We are rapidly assembling data now that will allow us to give CTH readers a real-world estimate of just how damaging things are going to be.
Tracking raw materials, supply chain costs, distribution limits, advanced and sequential purchase orders, as well as inbound costs associated with the supply chain for essential goods and services, we are nearing enough data to make a prediction.
In the fall of 2021 CTH was able to provide a 100-day countdown window to the first major wave of inflationary impacts. Purchase orders cycling in net terms of 30, 60, 90 or 180 days allowed us to see the increases in product costs that were aggregating in the supply chain. Readers watched in real time as those weeks and months passed giving us the exact outcome we expected.
While we still need a little more data to make the best possible prediction for the next 120-day forecast, I am relatively certain we can give an advanced estimate today.
A current shopping cart of traditional staple items at the supermarket (full basket) is roughly $300 representing about a $75 increase in price since early January 2022. The $300 typical basket is essentially enough product to create 10 days of multiple purpose meals for the average family (4 people).
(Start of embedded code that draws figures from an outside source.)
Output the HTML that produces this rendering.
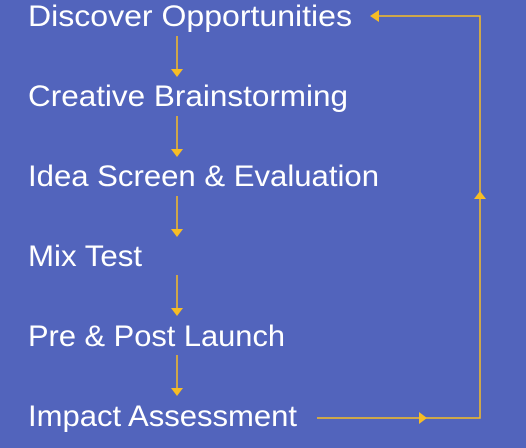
<!DOCTYPE html>
<html><head><style>html,body{margin:0;padding:0;background:#5264BC;}svg{display:block}</style></head>
<body>
<svg width="526" height="448" viewBox="0 0 526 448" xmlns="http://www.w3.org/2000/svg">
<rect width="526" height="448" fill="#5264BC"/>
<g font-family="Liberation Sans, sans-serif" font-size="30" fill="#fff">
<text x="28" y="26" textLength="324" lengthAdjust="spacingAndGlyphs">Discover Opportunities</text>
<text x="28" y="106" textLength="320" lengthAdjust="spacingAndGlyphs">Creative Brainstorming</text>
<text x="28" y="186" textLength="351" lengthAdjust="spacingAndGlyphs">Idea Screen &amp; Evaluation</text>
<text x="28" y="266" textLength="114" lengthAdjust="spacingAndGlyphs">Mix Test</text>
<text x="28" y="346" textLength="257" lengthAdjust="spacingAndGlyphs">Pre &amp; Post Launch</text>
<text x="28" y="426" textLength="269" lengthAdjust="spacingAndGlyphs">Impact Assessment</text>
</g>
<g stroke="#F7BD25" stroke-width="1.5" fill="none">
<line x1="177" y1="36" x2="177" y2="70"/>
<line x1="177" y1="116" x2="177" y2="150"/>
<line x1="177" y1="196" x2="177" y2="230"/>
<line x1="177" y1="275" x2="177" y2="309"/>
<line x1="177" y1="355" x2="177" y2="389"/>
<polyline points="317,418 480,418 480,16 376,16"/>
</g>
<g fill="#F7BD25">
<polygon points="171,69 183,69 177,77"/>
<polygon points="171,149 183,149 177,157"/>
<polygon points="171,229 183,229 177,237"/>
<polygon points="171,308 183,308 177,316"/>
<polygon points="171,388 183,388 177,396"/>
<polygon points="419,412 419,424 427,418"/>
<polygon points="474,199 486,199 480,191"/>
<polygon points="379,10 379,22 370,16"/>
</g>
</svg>
</body></html>
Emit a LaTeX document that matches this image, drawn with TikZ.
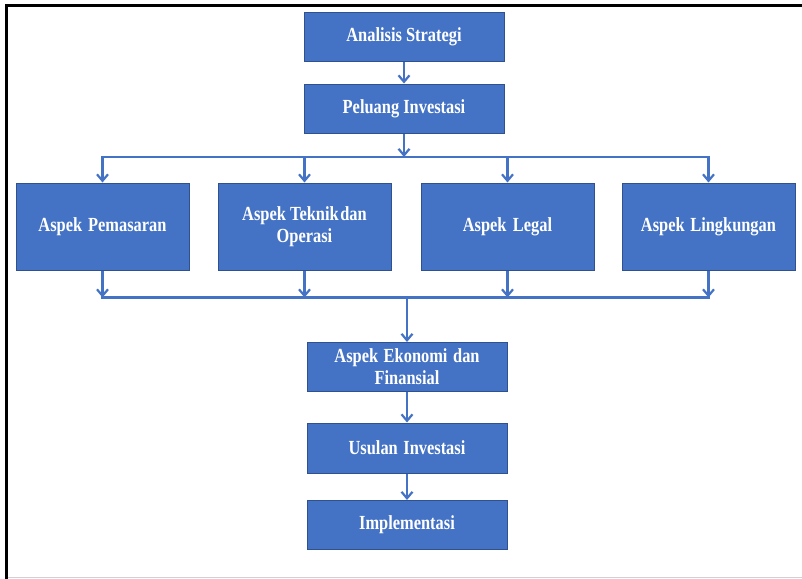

Using that $300 basket as the new baseline, I can predict the next wave of price increases will drive that single basket cost to $500 by late fall. This is the scale of inbound inflation that is going to arrive at approximately the same time as the mid-term election.
As you can tell, the next wave of price increases is significantly larger than the two that preceded it. The $300 shopping cart is going to cost around $500 when all of the increased costs are fully matriculated in the retail supply chain. This is the scale of food store inflation you should be preparing for now. Offsetting this cost increase is the challenge you should be considering right now.
More details will follow, but the final numbers are going to be close to this scale.